## WHAT YOU WILL DO
Extract each line of the material that follows exactly and omit its pictures.

## SUPPLIED MATERIAL
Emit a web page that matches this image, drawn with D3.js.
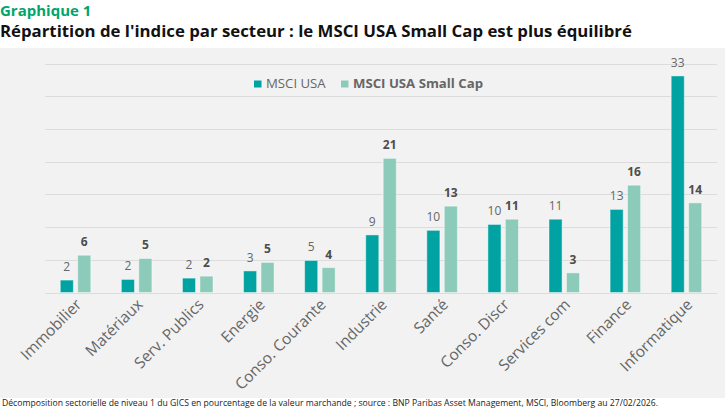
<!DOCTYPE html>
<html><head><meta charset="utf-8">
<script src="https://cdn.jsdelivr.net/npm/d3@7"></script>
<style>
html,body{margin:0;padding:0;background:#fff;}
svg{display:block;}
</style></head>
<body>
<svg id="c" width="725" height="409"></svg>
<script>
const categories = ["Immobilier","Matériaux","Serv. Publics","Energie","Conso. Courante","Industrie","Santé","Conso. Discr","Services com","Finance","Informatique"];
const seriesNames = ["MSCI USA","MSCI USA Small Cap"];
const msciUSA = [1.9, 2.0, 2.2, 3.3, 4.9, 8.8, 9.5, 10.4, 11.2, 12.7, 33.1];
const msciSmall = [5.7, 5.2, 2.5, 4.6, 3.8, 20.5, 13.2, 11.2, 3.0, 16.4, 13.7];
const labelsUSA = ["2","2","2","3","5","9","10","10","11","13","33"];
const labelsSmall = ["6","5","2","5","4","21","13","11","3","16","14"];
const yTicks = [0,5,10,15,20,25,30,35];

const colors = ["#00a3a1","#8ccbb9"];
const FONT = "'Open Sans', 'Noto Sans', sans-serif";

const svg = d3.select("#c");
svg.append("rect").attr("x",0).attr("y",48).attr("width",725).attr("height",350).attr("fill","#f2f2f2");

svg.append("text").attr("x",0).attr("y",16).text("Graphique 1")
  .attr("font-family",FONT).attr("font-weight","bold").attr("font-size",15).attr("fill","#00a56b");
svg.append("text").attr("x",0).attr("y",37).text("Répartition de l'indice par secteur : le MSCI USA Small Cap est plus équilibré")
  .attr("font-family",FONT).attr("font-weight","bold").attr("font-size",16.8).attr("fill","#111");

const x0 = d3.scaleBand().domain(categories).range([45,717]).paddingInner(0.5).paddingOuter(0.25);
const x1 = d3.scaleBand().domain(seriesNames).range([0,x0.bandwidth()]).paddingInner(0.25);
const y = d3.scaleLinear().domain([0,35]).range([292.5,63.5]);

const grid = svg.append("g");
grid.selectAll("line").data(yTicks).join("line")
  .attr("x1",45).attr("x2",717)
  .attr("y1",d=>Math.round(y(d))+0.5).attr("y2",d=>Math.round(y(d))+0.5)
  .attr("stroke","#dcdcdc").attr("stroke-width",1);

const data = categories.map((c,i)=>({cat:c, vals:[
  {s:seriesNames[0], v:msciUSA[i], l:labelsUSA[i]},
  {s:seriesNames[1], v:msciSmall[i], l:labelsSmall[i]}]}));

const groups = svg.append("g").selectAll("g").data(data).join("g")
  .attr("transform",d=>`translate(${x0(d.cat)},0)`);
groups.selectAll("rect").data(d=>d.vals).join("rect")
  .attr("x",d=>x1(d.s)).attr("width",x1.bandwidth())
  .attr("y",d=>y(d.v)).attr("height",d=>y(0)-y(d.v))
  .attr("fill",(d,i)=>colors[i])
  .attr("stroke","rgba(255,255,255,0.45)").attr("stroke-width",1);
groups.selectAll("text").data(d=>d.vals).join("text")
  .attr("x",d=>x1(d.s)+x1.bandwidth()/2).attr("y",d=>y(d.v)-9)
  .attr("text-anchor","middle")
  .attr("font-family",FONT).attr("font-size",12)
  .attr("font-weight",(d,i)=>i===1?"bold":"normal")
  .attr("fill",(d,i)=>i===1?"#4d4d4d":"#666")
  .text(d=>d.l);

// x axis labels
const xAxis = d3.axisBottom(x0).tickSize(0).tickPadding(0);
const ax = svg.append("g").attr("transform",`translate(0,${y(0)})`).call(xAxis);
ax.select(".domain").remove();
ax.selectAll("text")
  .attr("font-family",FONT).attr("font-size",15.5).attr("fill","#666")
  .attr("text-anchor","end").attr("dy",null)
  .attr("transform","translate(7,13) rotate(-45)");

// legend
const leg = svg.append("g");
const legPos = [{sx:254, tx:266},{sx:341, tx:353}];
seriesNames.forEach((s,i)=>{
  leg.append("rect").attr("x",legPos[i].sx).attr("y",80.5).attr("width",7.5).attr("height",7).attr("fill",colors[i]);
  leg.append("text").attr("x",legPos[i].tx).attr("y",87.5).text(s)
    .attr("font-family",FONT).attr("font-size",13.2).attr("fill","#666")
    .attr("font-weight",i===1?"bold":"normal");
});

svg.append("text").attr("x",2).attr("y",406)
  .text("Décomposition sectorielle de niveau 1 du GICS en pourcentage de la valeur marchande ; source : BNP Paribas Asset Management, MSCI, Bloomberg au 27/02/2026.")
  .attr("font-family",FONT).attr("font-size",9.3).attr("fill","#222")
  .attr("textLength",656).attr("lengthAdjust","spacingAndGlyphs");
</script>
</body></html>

## SOLUTION BELOW
Emit a web page that matches this image, drawn with D3.js.
<!DOCTYPE html>
<html><head><meta charset="utf-8">
<script src="https://cdn.jsdelivr.net/npm/d3@7"></script>
<style>
html,body{margin:0;padding:0;background:#fff;}
svg{display:block;}
</style></head>
<body>
<svg id="c" width="725" height="409"></svg>
<script>
const categories = ["Immobilier","Matériaux","Serv. Publics","Energie","Conso. Courante","Industrie","Santé","Conso. Discr","Services com","Finance","Informatique"];
const seriesNames = ["MSCI USA","MSCI USA Small Cap"];
const msciUSA = [1.9, 2.0, 2.2, 3.3, 4.9, 8.8, 9.5, 10.4, 11.2, 12.7, 33.1];
const msciSmall = [5.7, 5.2, 2.5, 4.6, 3.8, 20.5, 13.2, 11.2, 3.0, 16.4, 13.7];
const labelsUSA = ["2","2","2","3","5","9","10","10","11","13","33"];
const labelsSmall = ["6","5","2","5","4","21","13","11","3","16","14"];
const yTicks = [0,5,10,15,20,25,30,35];

const colors = ["#00a3a1","#8ccbb9"];
const FONT = "'Open Sans', 'Noto Sans', sans-serif";

const svg = d3.select("#c");
svg.append("rect").attr("x",0).attr("y",48).attr("width",725).attr("height",350).attr("fill","#f2f2f2");

svg.append("text").attr("x",0).attr("y",16).text("Graphique 1")
  .attr("font-family",FONT).attr("font-weight","bold").attr("font-size",15).attr("fill","#00a56b");
svg.append("text").attr("x",0).attr("y",37).text("Répartition de l'indice par secteur : le MSCI USA Small Cap est plus équilibré")
  .attr("font-family",FONT).attr("font-weight","bold").attr("font-size",16.8).attr("fill","#111");

const x0 = d3.scaleBand().domain(categories).range([45,717]).paddingInner(0.5).paddingOuter(0.25);
const x1 = d3.scaleBand().domain(seriesNames).range([0,x0.bandwidth()]).paddingInner(0.25);
const y = d3.scaleLinear().domain([0,35]).range([292.5,63.5]);

const grid = svg.append("g");
grid.selectAll("line").data(yTicks).join("line")
  .attr("x1",45).attr("x2",717)
  .attr("y1",d=>Math.round(y(d))+0.5).attr("y2",d=>Math.round(y(d))+0.5)
  .attr("stroke","#dcdcdc").attr("stroke-width",1);

const data = categories.map((c,i)=>({cat:c, vals:[
  {s:seriesNames[0], v:msciUSA[i], l:labelsUSA[i]},
  {s:seriesNames[1], v:msciSmall[i], l:labelsSmall[i]}]}));

const groups = svg.append("g").selectAll("g").data(data).join("g")
  .attr("transform",d=>`translate(${x0(d.cat)},0)`);
groups.selectAll("rect").data(d=>d.vals).join("rect")
  .attr("x",d=>x1(d.s)).attr("width",x1.bandwidth())
  .attr("y",d=>y(d.v)).attr("height",d=>y(0)-y(d.v))
  .attr("fill",(d,i)=>colors[i])
  .attr("stroke","rgba(255,255,255,0.45)").attr("stroke-width",1);
groups.selectAll("text").data(d=>d.vals).join("text")
  .attr("x",d=>x1(d.s)+x1.bandwidth()/2).attr("y",d=>y(d.v)-9)
  .attr("text-anchor","middle")
  .attr("font-family",FONT).attr("font-size",12)
  .attr("font-weight",(d,i)=>i===1?"bold":"normal")
  .attr("fill",(d,i)=>i===1?"#4d4d4d":"#666")
  .text(d=>d.l);

// x axis labels
const xAxis = d3.axisBottom(x0).tickSize(0).tickPadding(0);
const ax = svg.append("g").attr("transform",`translate(0,${y(0)})`).call(xAxis);
ax.select(".domain").remove();
ax.selectAll("text")
  .attr("font-family",FONT).attr("font-size",15.5).attr("fill","#666")
  .attr("text-anchor","end").attr("dy",null)
  .attr("transform","translate(7,13) rotate(-45)");

// legend
const leg = svg.append("g");
const legPos = [{sx:254, tx:266},{sx:341, tx:353}];
seriesNames.forEach((s,i)=>{
  leg.append("rect").attr("x",legPos[i].sx).attr("y",80.5).attr("width",7.5).attr("height",7).attr("fill",colors[i]);
  leg.append("text").attr("x",legPos[i].tx).attr("y",87.5).text(s)
    .attr("font-family",FONT).attr("font-size",13.2).attr("fill","#666")
    .attr("font-weight",i===1?"bold":"normal");
});

svg.append("text").attr("x",2).attr("y",406)
  .text("Décomposition sectorielle de niveau 1 du GICS en pourcentage de la valeur marchande ; source : BNP Paribas Asset Management, MSCI, Bloomberg au 27/02/2026.")
  .attr("font-family",FONT).attr("font-size",9.3).attr("fill","#222")
  .attr("textLength",656).attr("lengthAdjust","spacingAndGlyphs");
</script>
</body></html>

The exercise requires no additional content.